Now, with multi-family homes selling for north of $700,000, most residents of the predominantly black and Latino neighborhood can no longer afford to buy there. After decades of white flight, well-heeled buyers are back, while working-class Roxbury residents are contending with rising rents and unattainable home prices.
By the numbers
$182,100 Average price of a Roxbury condo in 2000
$413,302 Average price of a Roxbury condo in 2015
$170,831 Average price of a single family Roxbury home in 2000
$426,867 Average price of a single family Roxbury home in 2015
$223,934 Average price of a multi- family Roxbury home in 2000
$553,989 Average price of a multi- family Roxbury home in 2015
“There is so much happening in such a short amount of time in this market,” said Dudley Square Main Streets Executive Director Joyce Stanley, a longtime Roxbury resident.
Stanley spoke during Perspectives on Roxbury/Dorchester Real Estate, a forum at the Bolling Municipal Building sponsored by the NAACP Boston Branch and the Mandrel Company, a Dorhester-based real estate firm. Stanley detailed the history of housing trends in the Roxbury market, looking back to the 1930s when blacks first began buying there.
She recalled the Boston Redevelopment Authority’s federally-funded urban renewal program, which tore out vast swaths of Roxbury real estate in the Southwest Corridor, the present location of Melnea Cass Boulevard and the Madison Park neighborhood. While the city has undertaken various efforts to redevelop the vacant parcels of land left by urban renewal and the wave of arson that plagued the neighborhood in the 1970s and ’80s, the pace of development has picked up during the push to build new housing under the administration of Mayor Martin Walsh.
“Developers are trying to get as many houses on a parcel as possible,” Stanley said. “Most developers are turning to condos.”
Mandrel Group Real estate broker Terrance Moreau agreed that large single- and multi-family homes in Roxbury will likely undergo condo conversions in the coming months and years.
“The movement of the real estate market is in favor of condos,” he said. “It’s the easiest way to resolve our issues of supply without new construction.”
Last year, 42 condominiums sold in Roxbury at an average price of $413,302, according to statistics Moreau distributed to the group of roughly 60 people who turned out for last week’s meeting.
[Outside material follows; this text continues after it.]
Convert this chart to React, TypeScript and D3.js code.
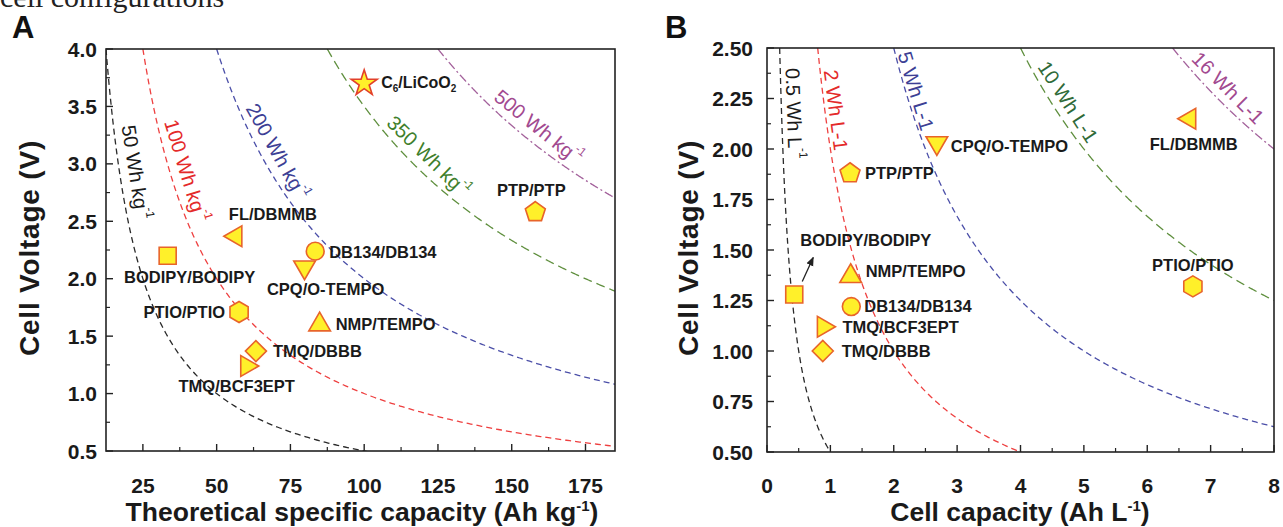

Because the average condominium price in Boston for 2015 was $707,361, Roxbury still offers a relative bargain, though with the median income in Roxbury at just under $30,000, there are few in the neighborhood who can afford it.
The 15 single-family homes that sold in Roxbury last year went for an average of $426,867, compared to an average of $744,897 in Boston.
The pressure on the Roxbury real estate market comes as millennial college graduates move into cities like Boston seeking easy commutes to high-tech jobs, and baby-boomers leave the suburbs seeking scaled-down urban living. Many white buyers looking at Roxbury are priced out of adjacent neighborhoods like the South End and Jamaica Plain.
Moreau stressed the fact that there’s little inventory in Roxbury, as long-time residents are holding onto their homes. The longer they wait, the higher their sales price is likely to be.
“It’s safe to assume that there will be appreciation in Dorchester and Roxbury, even if the market stabilizes,” Moreau said.
In addition to Stanley and Moreau, Codman Square Neighborhood Development Corporation Economic Development Director Abadur Rahman and Director of Community Organizing Jason Boyd spoke about the role of non-profits in neighborhood stabilization.
“We have seen demographic changes in the neighborhood,” Boyd said, acknowledging gentrification in the NDC’s Dorchester catchment area. “We’re committed to seeing Codman Square remain a vibrant, African American and Afro-Caribbean neighborhood of residents and small business owners.”
Last week’s meeting was the first of three planned to examine real estate trends in Boston’s black community. A second was scheduled for Wednesday, May 11 and the final for Wednesday, May 18.